Melodrama set around the rodeo circuit of the new west in the 1950s. Robert Mitchum plays a busted up ex-bullriding champion who coaches Arthur Kennedy to riches and celebrity and sees him make the same mistakes... while the old hand falls for the rookie's combustable wife (Susan Hayward).
It's a bit like a trashy airport novel. It depicts the west as a place where working traditions have been transformed into leisure and entertainment. There are a few bum notes; Susan Hayward is a great actor and she brings a lot of energy, but she is too polished for a shack reared rodeo wife making do in budget trailer parks.
But it's a fun, volatile performance, and Robert Mitchum is easily a match as the brooding, bruised former champion. He was always a convincing cowboy. There's some fine low-rent poetic dialogue. Roy Webb's orchestral score evokes the big skies of the west without resorting to cliché, and gives the film an epic quality.
It presents a vivid impression of the wild west carnival, populated by drunk stars and their suffering wives and transient groupies. The riders compete for finite prize money, which they spend on the road until they drop out with broken bones, or punchy- or worse- and empty pockets. The ending is a dud, but we get to visit a credible, unfamiliar world.
A western which tells a story similar to the gunfight at the OK Corral.
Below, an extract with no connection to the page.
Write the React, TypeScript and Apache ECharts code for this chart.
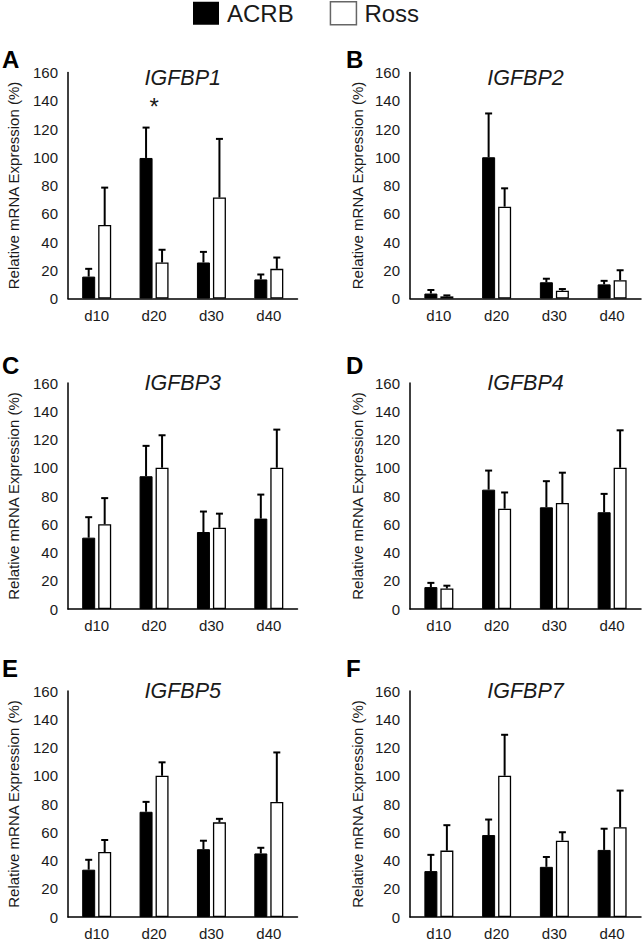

Henry Fonda is the Earp-like Marshal and Anthony Quinn is his stand-in Doc Holliday, played as a drunk, disabled, gay gunman. But there are interesting differences. Everyone in the film is an ostentatiously ambiguous character...
The Marshal paid to protect the citizens from homicidal outlaws is a gunfighter without any legal status; the actual law (Richard Widmark) is a former member of this gang of ruthless killers. Some critics claim this moral relativism is an expression of director Edward Dmytryk's status as the only one of the Hollywood Ten to name names to HUAC.
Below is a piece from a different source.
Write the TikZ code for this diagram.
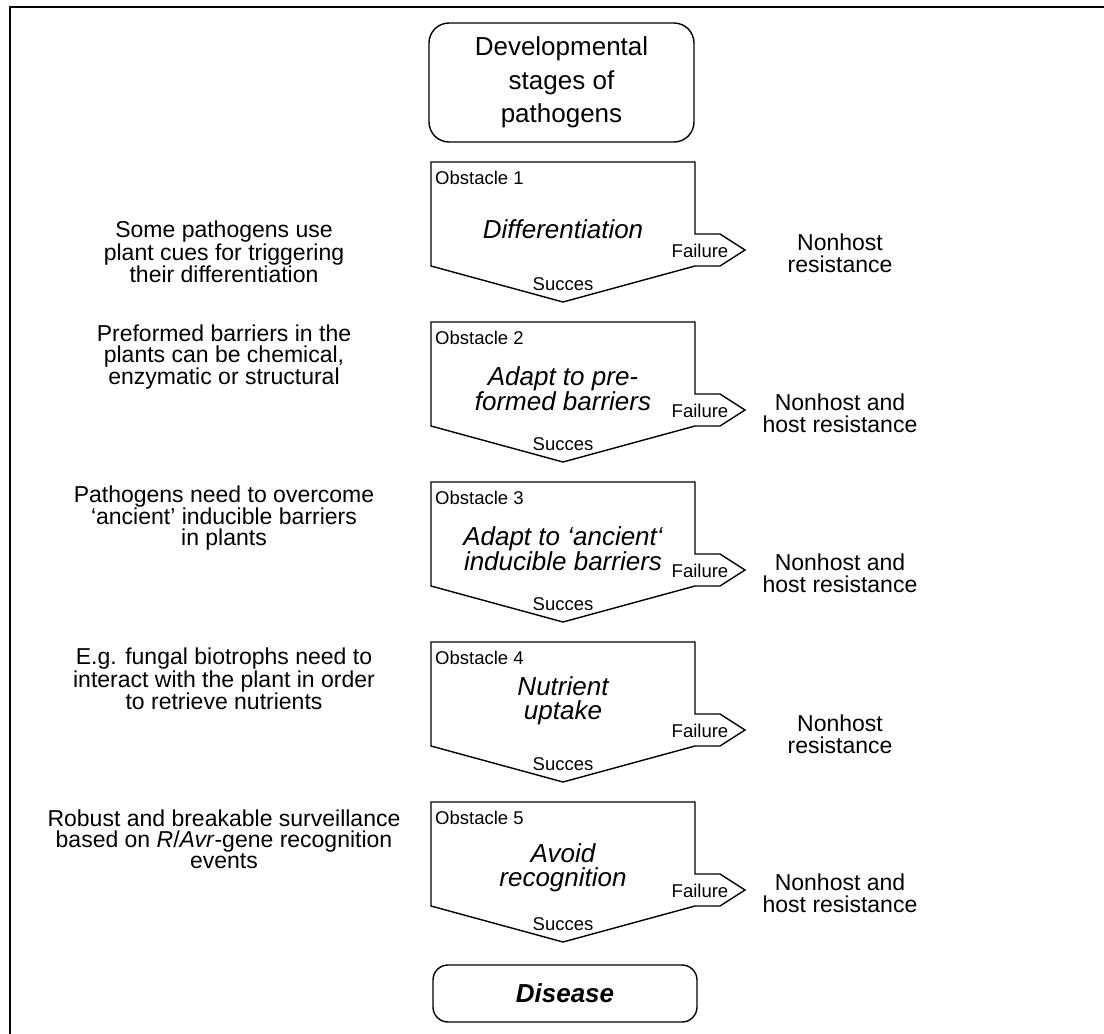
\documentclass[tikz,border=0pt]{standalone}
\usepackage{fontspec}
\setmainfont{Liberation Sans}
\begin{document}
\begin{tikzpicture}[x=1pt,y=-1pt]
\tikzset{
  obst/.style={draw, line width=1.4pt, line join=miter},
  roundbox/.style={draw, line width=1.4pt, inner sep=0pt, align=center},
  maintext/.style={font=\fontsize{26}{24}\selectfont\itshape, align=center, inner sep=0pt},
  lefttext/.style={font=\fontsize{23}{21}\selectfont, align=center, inner sep=0pt},
  righttext/.style={font=\fontsize{23}{22}\selectfont, align=center, inner sep=0pt},
  smalltext/.style={font=\fontsize{18.5}{21}\selectfont, inner sep=0pt},
}
\useasboundingbox (0,0) rectangle (1104,1034);
% outer frame (cut off at right and bottom)
\draw[line width=2pt] (9.5,1050) -- (9.5,6.5) -- (1120,6.5);

% start box
\node[roundbox, rounded corners=20pt, minimum width=265pt, minimum height=119pt,
      font=\fontsize{26}{33.5}\selectfont] (start) at (561.5,82.5)
      {Developmental\\stages of\\pathogens};

% obstacle shapes
\foreach \i/\y in {1/162,2/322,3/482,4/642,5/802}{
  \draw[obst] (431,\y) -- ++(264,0) -- ++(0,72) -- ++(25,0) -- ++(25,16)
     -- ++(-25,16) -- ++(-25,0) -- ++(-132,36) -- ++(-132,-36) -- cycle;
  \node[smalltext, anchor=west] (lab\i) at (435,\y+16) {Obstacle \i};
  \node[smalltext] (fail\i) at (700,\y+89) {Failure};
  \node[smalltext] (succ\i) at (563,\y+122) {Succes};
}

% main texts
\node[maintext] (m1) at (563,229) {Differentiation};
\node[maintext] (m2) at (563,389) {Adapt to pre-\\formed barriers};
\node[maintext] (m3) at (563,549) {Adapt to ‘ancient‘\\inducible barriers};
\node[maintext] (m4) at (563,701) {Nutrient\\uptake};
\node[maintext] (m5) at (563,868) {Avoid\\recognition};

% left texts
\node[lefttext] (l1) at (224,252) {Some pathogens use\\plant cues for triggering\\their differentiation};
\node[lefttext] (l2) at (224,357) {Preformed barriers in the\\plants can be chemical,\\enzymatic or structural};
\node[lefttext] (l3) at (224,518) {Pathogens need to overcome\\‘ancient’ inducible barriers\\in plants};
\node[lefttext] (l4) at (224,679) {E.g. fungal biotrophs need to\\interact with the plant in order\\to retrieve nutrients};
\node[lefttext] (l5) at (224,839) {Robust and breakable surveillance\\based on \textit{R}/\textit{Avr}-gene recognition\\events};

% right texts
\node[righttext] (r1) at (840,253) {Nonhost\\resistance};
\node[righttext] (r2) at (840,413) {Nonhost and\\host resistance};
\node[righttext] (r3) at (840,573) {Nonhost and\\host resistance};
\node[righttext] (r4) at (840,734) {Nonhost\\resistance};
\node[righttext] (r5) at (840,893) {Nonhost and\\host resistance};

% end box
\node[roundbox, rounded corners=15pt, minimum width=264pt, minimum height=57pt,
      font=\fontsize{26}{30}\selectfont\bfseries\itshape] (end) at (565,993.5) {Disease};
\end{tikzpicture}
\end{document}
This feels tenuous, but it does give an impression the complexity, even though the story is familiar. This is a fascinating film with great performances which exploits the dramatic Utah scenery at least as well as John Ford. The female characters are peripheral, though Dorothy Malone's former sex worker driven by revenge, Lily Dollar, has a great name.
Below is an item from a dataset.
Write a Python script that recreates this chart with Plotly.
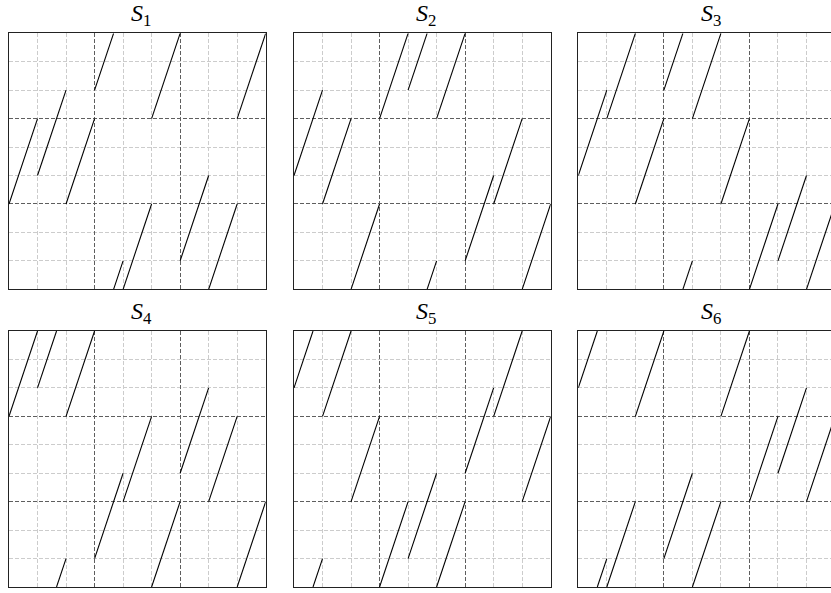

It's another western about the obsolescence of the gunfighter, which were abundant at the end of the fifties. As Widmark says: 'civilisation is stalking Warlock'. The interests of disparate groups will become codified under the law. Among these films, Warlock stands out for the continually shifting moral landscape of its ambiguous anti-heroes.
Civil war western which has the usual John Ford signifiers: manly baritone singing; comical Irish soldiers in a constant search for strong liquor; a gratuitous punch up... and the competing males leads. John Wayne is the veteran cavalry officer leading his column south to sabotage Confederacy railways. He butts heads with an army medic played by William Holden.
Constance Towers is inserted into this confrontation of contrived machismo as a southern aristocrat who has listened in on the cavalry plans and so is taken along to keep her quiet and adorn the horse soldiers with some decorative glamour. She starts off promising ruination on all Union soldiers and ends up falling in love with their Colonel.
The comic tone of the early part of the film gives way to the conflict. But while the battle is photogenic, Ford doesn't reveal much of the human cost. A potentially quite poignant attack by children enlisted into the southern army doesn't extract any sense of absurdity or pity for the horror of war. The scene ends with one of the boy soldiers being spanked.
The actors do well under the circumstances, particularly the urbane Holden who is surprisingly at home in the old west. Ford frames his cavalry soldiers attractively, but there has very little authenticity. There is no impression of poverty or famine, or that the black people the Union soldiers encounter are actually slaves. A lesser John Ford, I suppose, but not untypical.